Greensburg man leaves behind legacy in mushroom club
John Plischke often found himself in nature either hunting or fishing — but mainly surrounded by mushrooms.
As founding member and past president of the Western Pennsylvania Mushroom Club, Plischke worked to bring other mushroom fanatics together as one of the first fungus-based organizations in the area, but not without the help of his family.
“He gave mushroom programs with his son all over Pennsylvania,” his wife Rebecca Plischke said. “Locally, he did Ohiopyle and Keystone State Park.”
And his work eventually became a hit in his immediate family, with his wife quickly gaining interest and his son and daughter-in-law now integral members.
John R. Plischke died Dec. 31, 2018, leaving behind a legacy that has grown to over 1,000 followers on Facebook. He was 76.
Born Sept. 25, 1942, in Greensburg, he was the son of late Dr. John Ruff and Evelyn McCurdy Plischke.
At age 6, Plischke ventured out into Hempfield with his father, grandfather and uncle, learning to identify several edible mushrooms. From that point on, Plischke’s interest grew to where he could find, identify and photograph thousands of species.
Finally, Plischke founded the club in 2000.
“He was a driving force in the club, trying to promote it in many ways,” said Dick Dougall, a past president. “With his help there, I think the club became a strong participant in the national mushroom scene.”
But his work didn’t end with mushrooms.
His passion for environmentalism eventually lead him to become part of the Study Advisory Committee of the Federal Water Pollution Control Act, where he worked on stream improvement projects aimed at helping to keep fish alive, Rebecca Plischke said.
An avid fan of family genealogy, Plischke traveled the state to work with several historical societies, and he “was always amused at the family stories about his ancestors,” Rebecca Plischke said.
After graduating from Greensburg Salem High School and attending Otterbein College in Westerville, Ohio, Plischke started work at Westinghouse Airbrake as a machinist and eventually became a salesman for Weyerhaeuser Co., a real-estate trust company.

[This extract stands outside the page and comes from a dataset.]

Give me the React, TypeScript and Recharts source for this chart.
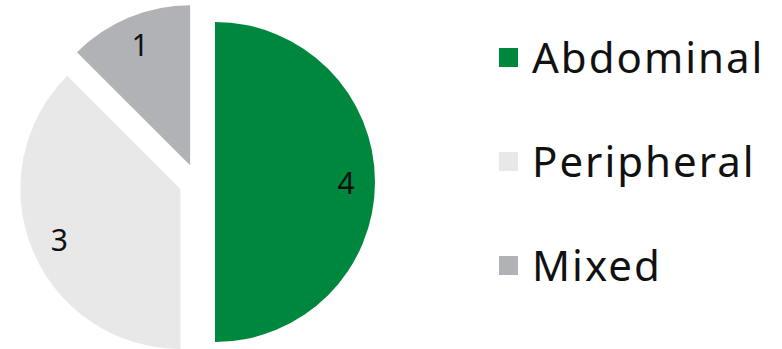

He was also past city of Greensburg chairman, District 9 chairman and managed several local campaigns.
In addition to his wife, Plischke is survived by son John R. Plischke III and his wife, Kim, of Greensburg, and daughter Sheryl Kustra of Clearwater, Fla.
Friends were received at Barnhart Funeral Home in Greensburg on Friday. A service will be held at the funeral home, 505 E. Pittsburgh St., at 11 a.m. Saturday.